Celebrate cultural values, diversity and heritage
The manner in which we carry out tourism can significantly impact a location. Ecotourism is a new type of tourism that has emerged with the growing demand for a respectful way to travel. As defined by Ecotourism Australia, “ecologically sustainable tourism with a primary focus on experiencing natural areas that fosters environmental and cultural understanding, appreciation and conservation. Ecotourism aims to preserve the integrity of the destination”.
While environmental preservation is a vital component of ecotourism, it is important to stress its impact on the traditions of a location. Ecotourists are looking to understand the region and its culture. Court Whelan discusses the search for “authentic”. They wouldn’t travel to India to experience what we do in Australia, but to experience life in India. This means that the preservation of the culture and diversity that makes up the region is not only preserved, but allowed to flourish.
Culture is a blend “of knowledge, experience, beliefs, values, attitudes, meanings, hierarchies, religion, notions of time, roles, spatial relations, concepts of the universe, and material objects and possessions acquired by a group of people in the course of generations through individual and group striving”. It is easy to forget that culture is not only made up of physical representations, but of psychological components as well. The attitudes and values of a culture are just as important, if not more, than the physical. It’s important, as Ecotourists, to understand and remember this fact when traveling.
Standardization is becoming a common problem among tourism locations due to the rise of tourism and the need for something familiar. These travelers directly contrast with the goals of Ecotourism. They are willing to only go so far outside their comfort zone. This puts pressure on regions to standardize accommodations, food locations, and other areas to make tourists feel comfortable. This is why when you are traveling through Indonesia you could stumble across a McDonald's.

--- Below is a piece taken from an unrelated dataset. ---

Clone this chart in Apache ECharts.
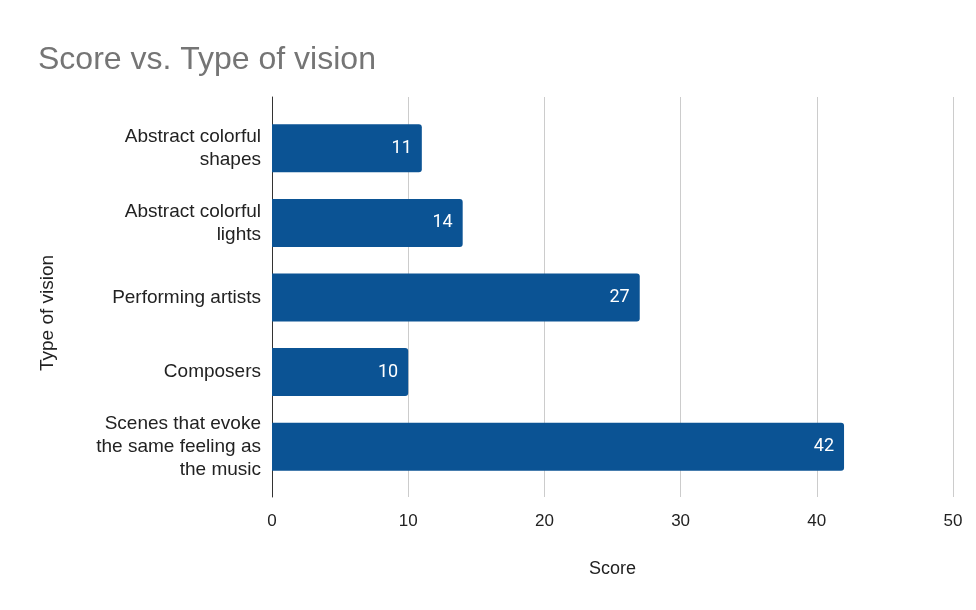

Tourism, when conducted properly, can allow a region to maintain their practices. Standardisation threatens local cultures to alter the way they carry out certain processes. An example used by Court Whelan was carving canoes, “When a village realises that it’s easier to use machetes rather than wooden spikes to carve a canoe, or to buy matches instead of using a bow drill to make fire, the natural progression is to lose touch with the more “primitive” method and replace it with the newer way of doing things. When ecotourists pay to be a part of and witness a canoe-making ceremony, they are incentivising the preservation of knowledge and therefore helping a culture retain tradition and heritage”.
We strive to follow the UNWTO Code of Ethics while we travel. By traveling in a manner that is conducive to the Code of Ethics, we are traveling as Ecotourists. For example, within the Code of Ethics, Article Four states; “Tourism activity should be planned in such a way as to allow traditional cultural products, crafts and folklore to survive and flourish, rather than causing them to degenerate and become standardised”. While assisting in fostering the growth of an economy, we are celebrating the culture that makes up the region.
By training locals and allowing them to run their own tours, they are allowed to demonstrate their culture in the most authentic way possible. Instead of an outsider making an attempt to understand and decide how to portray these cultures, natives to the region are making these decisions themselves. They are then able to preserve and allow the most important parts of their lives to flourish. In turn, they are able to use the profit made to safeguard their practices and heritage. This level of control creates a mutual beneficial relationship for both the locals and the tourists visiting.
Local artisans can benefit from Ecotourism while assisting in maintaining local diversity and cultural heritage. By creating artwork and items that are representative of their heritage and practices, travellers look to buy these items to have a piece of their trip to take home with them. This is not only bringing in business and growing the local economy, that item is a representation of that locations, further preserving the cultural heritage.